** Instructions to follow **
Track down each line that has the word "seaborn" and copy it.

** Data segment **
********************

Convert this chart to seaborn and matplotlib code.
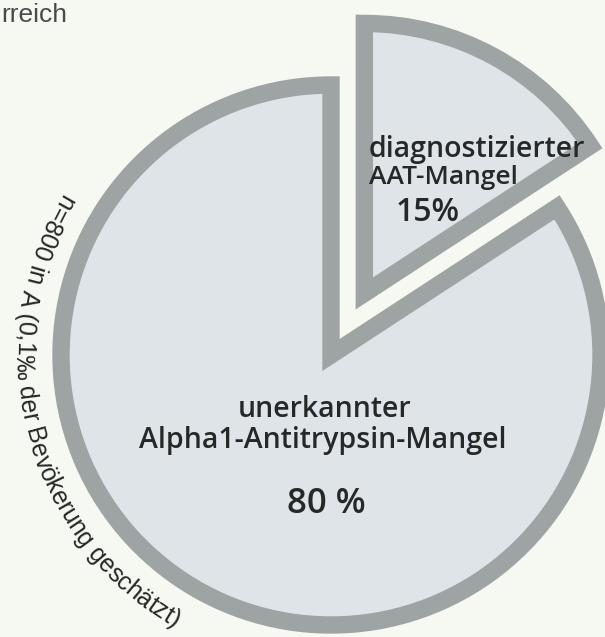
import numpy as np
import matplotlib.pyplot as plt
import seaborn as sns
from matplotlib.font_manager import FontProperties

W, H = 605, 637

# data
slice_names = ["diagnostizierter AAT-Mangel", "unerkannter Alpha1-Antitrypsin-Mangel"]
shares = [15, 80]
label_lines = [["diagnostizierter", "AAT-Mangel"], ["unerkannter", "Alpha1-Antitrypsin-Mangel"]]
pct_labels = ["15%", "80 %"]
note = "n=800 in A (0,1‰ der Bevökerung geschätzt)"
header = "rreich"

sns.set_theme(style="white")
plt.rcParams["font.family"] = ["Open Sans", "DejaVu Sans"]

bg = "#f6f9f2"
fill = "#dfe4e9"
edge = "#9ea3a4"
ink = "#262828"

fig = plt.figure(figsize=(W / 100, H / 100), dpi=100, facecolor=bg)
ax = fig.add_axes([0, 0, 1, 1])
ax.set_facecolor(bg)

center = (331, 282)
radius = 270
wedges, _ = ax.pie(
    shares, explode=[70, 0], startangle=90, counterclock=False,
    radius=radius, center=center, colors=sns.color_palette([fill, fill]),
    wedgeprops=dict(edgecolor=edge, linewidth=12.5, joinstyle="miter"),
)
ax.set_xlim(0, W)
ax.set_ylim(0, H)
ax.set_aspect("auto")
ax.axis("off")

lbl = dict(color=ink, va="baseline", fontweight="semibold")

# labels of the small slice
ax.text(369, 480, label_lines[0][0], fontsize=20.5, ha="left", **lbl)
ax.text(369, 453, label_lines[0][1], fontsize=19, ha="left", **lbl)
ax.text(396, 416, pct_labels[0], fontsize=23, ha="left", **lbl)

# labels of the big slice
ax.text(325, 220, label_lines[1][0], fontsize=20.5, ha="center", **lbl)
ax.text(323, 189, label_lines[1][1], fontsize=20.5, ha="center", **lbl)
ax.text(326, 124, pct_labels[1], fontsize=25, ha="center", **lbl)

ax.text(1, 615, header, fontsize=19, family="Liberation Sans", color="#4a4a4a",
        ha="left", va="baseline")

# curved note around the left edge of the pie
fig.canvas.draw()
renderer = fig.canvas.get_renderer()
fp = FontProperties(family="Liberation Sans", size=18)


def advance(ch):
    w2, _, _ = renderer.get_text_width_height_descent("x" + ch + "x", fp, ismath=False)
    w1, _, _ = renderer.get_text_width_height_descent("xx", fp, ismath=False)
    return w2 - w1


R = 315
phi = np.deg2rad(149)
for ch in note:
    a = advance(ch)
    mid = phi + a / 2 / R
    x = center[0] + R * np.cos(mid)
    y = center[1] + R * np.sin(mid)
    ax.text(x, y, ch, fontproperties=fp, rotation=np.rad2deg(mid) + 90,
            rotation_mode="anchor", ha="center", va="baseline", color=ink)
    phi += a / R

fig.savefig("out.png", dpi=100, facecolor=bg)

********************

** Task output **
Convert this chart to seaborn and matplotlib code.
import seaborn as sns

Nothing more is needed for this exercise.